> Your objective: Pick out all lines of the entries that include the word "diagram" and copy them.

─── Records for this task

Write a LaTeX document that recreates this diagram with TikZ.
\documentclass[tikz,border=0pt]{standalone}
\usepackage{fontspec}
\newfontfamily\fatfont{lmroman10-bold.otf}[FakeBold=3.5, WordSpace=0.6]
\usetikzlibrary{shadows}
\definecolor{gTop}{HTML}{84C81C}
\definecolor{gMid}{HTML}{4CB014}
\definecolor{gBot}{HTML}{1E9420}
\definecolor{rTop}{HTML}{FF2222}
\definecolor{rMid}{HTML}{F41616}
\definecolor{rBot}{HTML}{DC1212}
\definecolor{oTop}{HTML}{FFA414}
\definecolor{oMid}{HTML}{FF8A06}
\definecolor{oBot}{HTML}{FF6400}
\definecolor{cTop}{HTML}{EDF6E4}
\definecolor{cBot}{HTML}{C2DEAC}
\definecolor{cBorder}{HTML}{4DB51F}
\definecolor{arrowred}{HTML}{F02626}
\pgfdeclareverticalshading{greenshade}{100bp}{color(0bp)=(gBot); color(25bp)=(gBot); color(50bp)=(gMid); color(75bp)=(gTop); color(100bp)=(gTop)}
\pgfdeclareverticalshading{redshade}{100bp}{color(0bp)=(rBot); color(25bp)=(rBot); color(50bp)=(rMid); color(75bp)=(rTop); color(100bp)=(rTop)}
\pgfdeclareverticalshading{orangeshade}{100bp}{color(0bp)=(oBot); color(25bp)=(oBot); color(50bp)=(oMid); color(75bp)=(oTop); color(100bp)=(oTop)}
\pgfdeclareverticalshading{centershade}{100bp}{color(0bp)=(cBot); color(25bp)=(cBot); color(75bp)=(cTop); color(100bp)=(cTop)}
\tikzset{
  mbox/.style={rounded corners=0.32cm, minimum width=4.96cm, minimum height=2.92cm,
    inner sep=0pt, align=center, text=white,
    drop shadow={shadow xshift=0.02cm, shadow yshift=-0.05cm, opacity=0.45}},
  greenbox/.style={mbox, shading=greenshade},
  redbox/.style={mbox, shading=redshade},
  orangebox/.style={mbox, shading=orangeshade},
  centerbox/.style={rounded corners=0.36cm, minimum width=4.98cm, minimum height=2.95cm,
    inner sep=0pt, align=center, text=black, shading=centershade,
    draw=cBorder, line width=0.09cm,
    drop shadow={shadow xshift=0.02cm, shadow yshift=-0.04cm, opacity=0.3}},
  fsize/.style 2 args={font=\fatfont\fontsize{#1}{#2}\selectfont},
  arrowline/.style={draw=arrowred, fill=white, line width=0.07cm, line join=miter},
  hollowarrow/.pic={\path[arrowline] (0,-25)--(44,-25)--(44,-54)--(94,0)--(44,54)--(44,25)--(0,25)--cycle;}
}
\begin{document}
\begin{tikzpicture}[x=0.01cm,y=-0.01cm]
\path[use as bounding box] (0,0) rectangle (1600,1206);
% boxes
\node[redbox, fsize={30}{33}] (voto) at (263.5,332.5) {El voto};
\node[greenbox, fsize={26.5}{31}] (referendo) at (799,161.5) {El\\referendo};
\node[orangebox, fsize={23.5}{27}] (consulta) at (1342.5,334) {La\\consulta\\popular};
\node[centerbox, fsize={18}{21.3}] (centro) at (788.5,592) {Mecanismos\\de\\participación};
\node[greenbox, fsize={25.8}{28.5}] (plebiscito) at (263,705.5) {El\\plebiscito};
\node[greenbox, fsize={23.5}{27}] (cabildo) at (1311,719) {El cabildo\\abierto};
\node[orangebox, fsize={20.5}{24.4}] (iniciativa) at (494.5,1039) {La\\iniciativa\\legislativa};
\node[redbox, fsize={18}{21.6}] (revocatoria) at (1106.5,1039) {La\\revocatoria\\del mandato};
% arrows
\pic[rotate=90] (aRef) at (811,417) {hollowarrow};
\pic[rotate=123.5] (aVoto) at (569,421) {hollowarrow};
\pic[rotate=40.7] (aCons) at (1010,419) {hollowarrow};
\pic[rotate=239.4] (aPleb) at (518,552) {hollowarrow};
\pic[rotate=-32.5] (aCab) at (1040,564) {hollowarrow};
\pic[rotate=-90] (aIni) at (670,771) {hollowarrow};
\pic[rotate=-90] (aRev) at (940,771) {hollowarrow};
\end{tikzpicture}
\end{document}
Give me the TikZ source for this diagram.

──────

> Complete answer:
Write a LaTeX document that recreates this diagram with TikZ.
Give me the TikZ source for this diagram.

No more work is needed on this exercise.